§ GIVEN PROBLEM
Check every line below for the word "this" and show those that hold it.

• • •

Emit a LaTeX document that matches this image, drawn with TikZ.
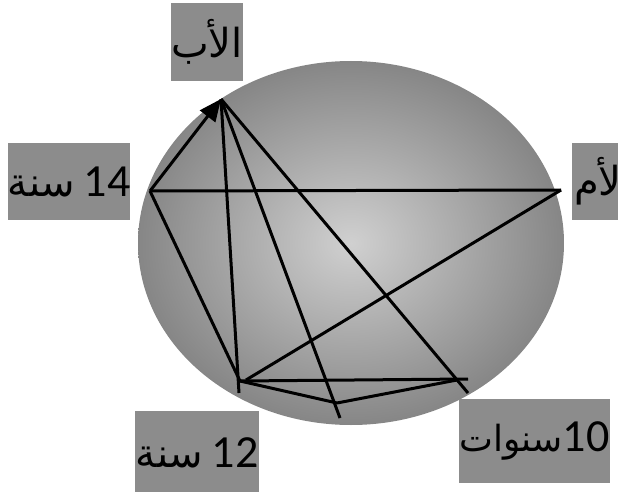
\documentclass[tikz,border=0pt]{standalone}
\usepackage{fontspec}
\setmainfont{Carlito}
\newfontfamily\arabicfont[Script=Arabic]{DejaVu Sans}
\newfontfamily\digitfont{Carlito}
\TeXXeTstate=1
\usetikzlibrary{arrows.meta}
\definecolor{boxgray}{RGB}{140,140,140}
\definecolor{ctrgray}{RGB}{208,208,208}
\definecolor{edgegray}{RGB}{134,134,134}
\tikzset{
  lbl/.style={fill=boxgray, inner sep=0pt, text=black},
  link/.style={line width=3pt, black}
}
\newcommand{\ar}[1]{{\arabicfont\fontsize{40}{44}\selectfont\beginR #1\endR}}
\newcommand{\arsm}[1]{{\arabicfont\fontsize{36}{44}\selectfont\beginR #1\endR}}
\newcommand{\dg}[1]{{\digitfont\fontsize{46}{50}\selectfont #1}}
\begin{document}
\begin{tikzpicture}[x=1pt,y=-1pt]
\useasboundingbox (0,0) rectangle (618,492);
\shade[inner color=ctrgray, outer color=edgegray] (351,243) ellipse [x radius=213, y radius=182];
% labels
\node[lbl, minimum width=68, minimum height=78] (fa) at (207,42) {\ar{الأب}};
\node[lbl, minimum width=116, minimum height=77] (s14) at (69,181.5) {\ar{سنة}\hspace{9pt}\dg{14}};
\node[lbl, minimum width=76, minimum height=77, text width=72, align=left] (mo) at (610,181.5) {\ar{الأم}};
\node[lbl, minimum width=124, minimum height=84] (s12) at (197,453) {\ar{سنة}\hspace{9pt}\dg{12}};
\node[lbl, minimum width=147, minimum height=84] (s10) at (534.5,441) {\arsm{سنوات}\dg{10}};
% points
\coordinate (F) at (221,99);
\coordinate (L) at (150,191);
\coordinate (M) at (561,190);
\coordinate (A) at (240,381);
\coordinate (A2) at (246,380);
\coordinate (B) at (337,403);
\coordinate (Fv) at (239,393);
\coordinate (Fb) at (340,418);
\coordinate (Fr) at (468,393);
\coordinate (Ah) at (468,379);
\coordinate (Bt) at (457,380);
% links
\draw[link, -{Triangle[length=22pt,width=19pt]}] (L) -- (F);
\draw[link] (L) -- (M);
\draw[link] (L) -- (A);
\draw[link] (F) -- (Fv);
\draw[link] (F) -- (Fb);
\draw[link] (F) -- (Fr);
\draw[link] (A2) -- (M);
\draw[link] (A) -- (Ah);
\draw[link] (A) -- (B);
\draw[link] (B) -- (Bt);
\end{tikzpicture}
\end{document}
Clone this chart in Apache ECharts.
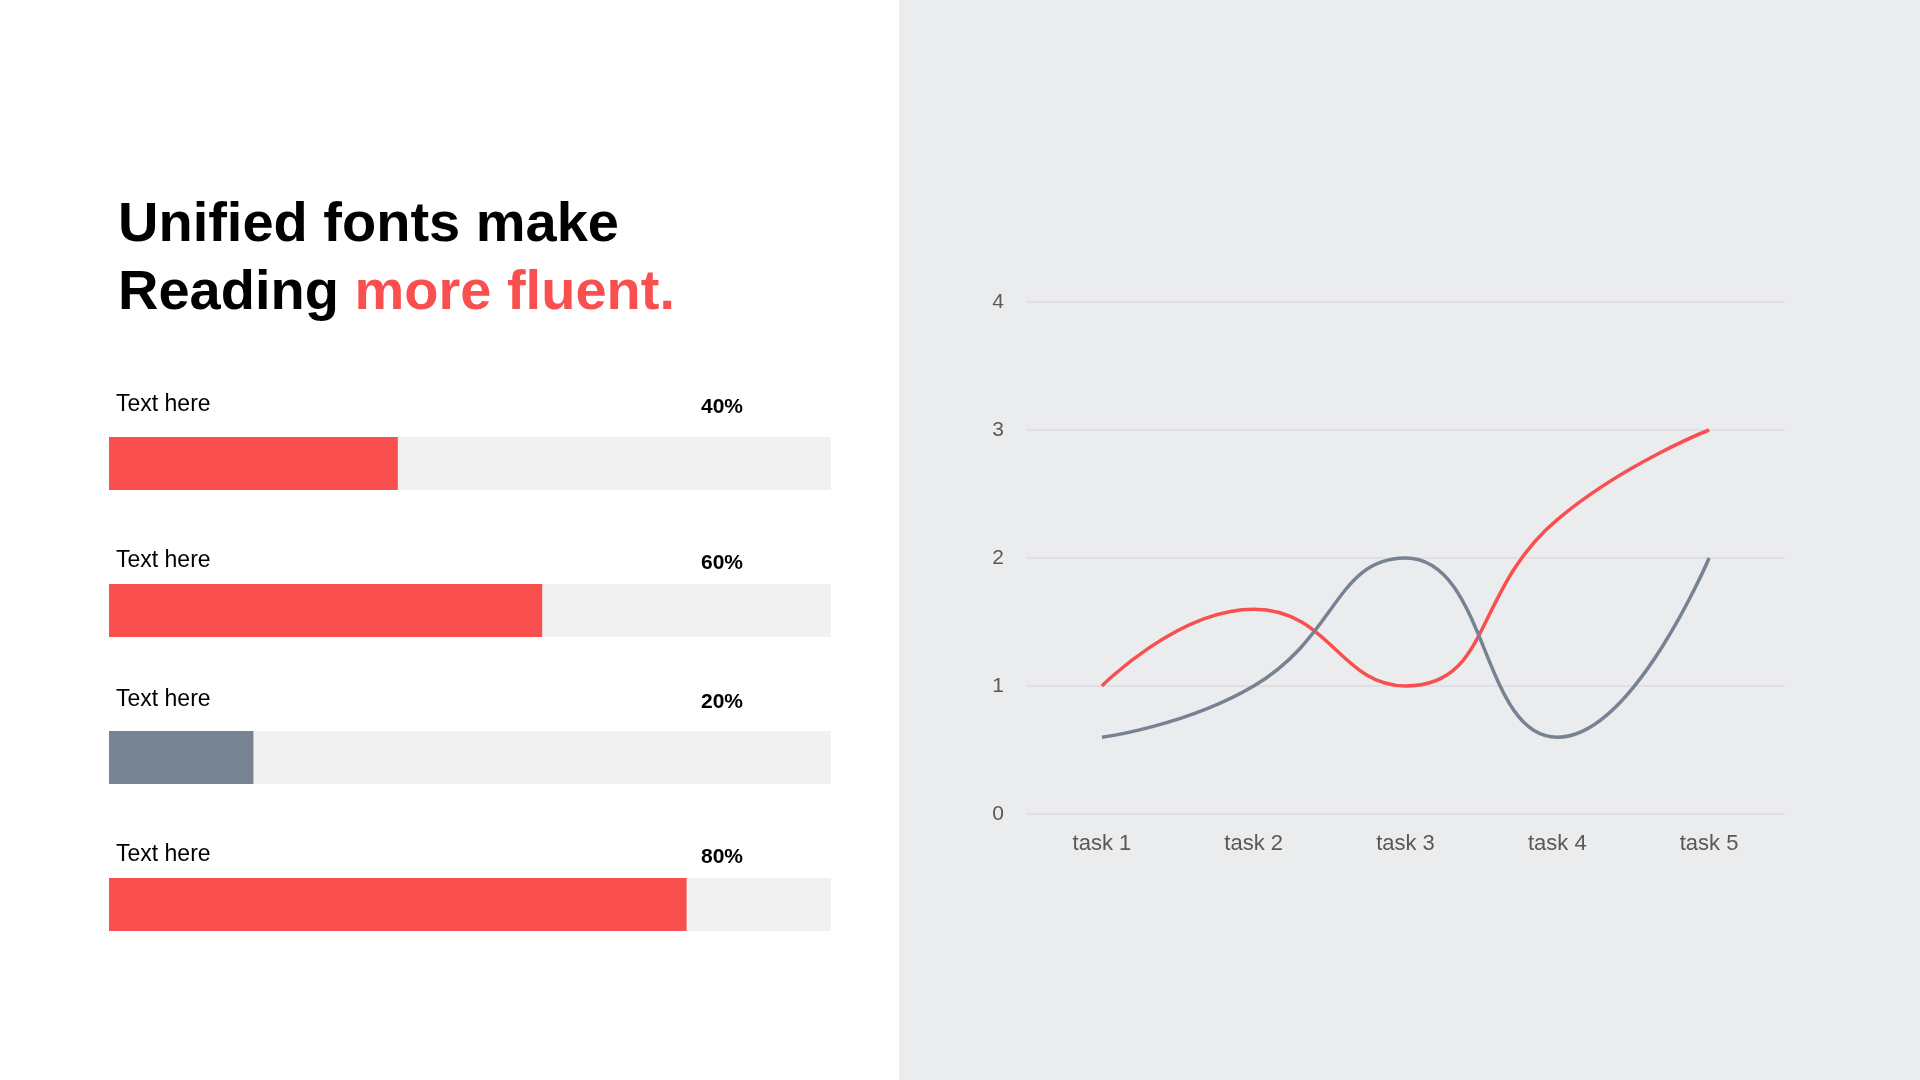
<!DOCTYPE html>
<html>
<head>
<meta charset="utf-8">
<script src="https://cdn.jsdelivr.net/npm/echarts@6/dist/echarts.min.js"></script>
<style>
html,body{margin:0;padding:0;background:#ffffff;}
#main{width:1920px;height:1080px;}
</style>
</head>
<body>
<div id="main"></div>
<script>
// ---- data ----
var barLabels = ['Text here', 'Text here', 'Text here', 'Text here'];
var barValues = [40, 60, 20, 80];
var barColors = ['#f94f4f', '#f94f4f', '#778393', '#f94f4f'];

var categories = ['task 1', 'task 2', 'task 3', 'task 4', 'task 5'];
var redSeries = [1, 1.6, 1, 2.3, 3];
var greySeries = [0.6, 1, 2, 0.6, 2];
var yTicks = [0, 1, 2, 3, 4];

var titleLine1 = 'Unified fonts make';
var titleLine2a = 'Reading ';
var titleLine2b = 'more fluent.';

var RED = '#f94f4f';
var GREY = '#778393';
var FONT = '"Liberation Sans", Arial, sans-serif';

var chart = echarts.init(document.getElementById('main'), null, {renderer: 'canvas'});

// label positions (y centers) for the progress bars
var labelY = [405, 561, 700, 855];
var pctY = [407, 563, 702, 857];

var graphics = [
  {type: 'rect', left: 899, top: 0, z: -10, shape: {width: 1021, height: 1080}, style: {fill: '#ebecee'}},
  {type: 'text', left: 118, top: 198, style: {text: titleLine1, font: 'bold 56px ' + FONT, fill: '#000000'}},
  {type: 'text', left: 118, top: 266, style: {
    text: '{a|' + titleLine2a + '}{b|' + titleLine2b + '}',
    rich: {
      a: {font: 'bold 56px ' + FONT, fill: '#000000', color: '#000000'},
      b: {font: 'bold 56px ' + FONT, fill: RED, color: RED}
    }
  }}
];
barLabels.forEach(function (t, i) {
  graphics.push({type: 'text', x: 116, y: labelY[i], style: {text: t, font: '23px ' + FONT, fill: '#000000', textVerticalAlign: 'middle', verticalAlign: 'middle'}});
  graphics.push({type: 'text', x: 722, y: pctY[i], style: {text: barValues[i] + '%', font: 'bold 21px ' + FONT, fill: '#000000', align: 'center', textAlign: 'center', verticalAlign: 'middle', textVerticalAlign: 'middle'}});
});

var option = {
  animation: false,
  backgroundColor: '#ffffff',
  graphic: graphics,
  grid: [
    {left: 109, top: 390, width: 722, height: 588, containLabel: false},
    {left: 1026, top: 302, width: 759, height: 512, containLabel: false}
  ],
  xAxis: [
    {gridIndex: 0, type: 'value', min: 0, max: 100, show: false},
    {gridIndex: 1, type: 'category', data: categories, boundaryGap: true,
      axisLine: {show: false}, axisTick: {show: false},
      axisLabel: {color: '#595959', fontSize: 22, fontFamily: FONT, margin: 19}}
  ],
  yAxis: [
    {gridIndex: 0, type: 'category', data: barLabels.map(function (t, i) { return t + i; }), inverse: true, show: false},
    {gridIndex: 1, type: 'value', min: 0, max: 4, interval: 1,
      axisLine: {show: false}, axisTick: {show: false},
      splitLine: {show: true, lineStyle: {color: '#dcdde0', width: 1.5}},
      axisLabel: {color: '#595959', fontSize: 21, fontFamily: FONT, margin: 22,
        formatter: function (v) { return yTicks.indexOf(v) >= 0 ? String(v) : ''; }}}
  ],
  series: [
    {type: 'bar', xAxisIndex: 0, yAxisIndex: 0, barWidth: 53,
      showBackground: true, backgroundStyle: {color: '#f1f1f1'},
      data: barValues.map(function (v, i) { return {value: v, itemStyle: {color: barColors[i]}}; }),
      silent: true},
    {type: 'line', xAxisIndex: 1, yAxisIndex: 1, data: redSeries, smooth: true,
      showSymbol: false, symbol: 'none', lineStyle: {color: RED, width: 3.5}, itemStyle: {color: RED}},
    {type: 'line', xAxisIndex: 1, yAxisIndex: 1, data: greySeries, smooth: true,
      showSymbol: false, symbol: 'none', lineStyle: {color: GREY, width: 3.5}, itemStyle: {color: GREY}}
  ]
};
chart.setOption(option);
</script>
</body>
</html>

• • •

§ FULL ANSWER
Emit a LaTeX document that matches this image, drawn with TikZ.
Clone this chart in Apache ECharts.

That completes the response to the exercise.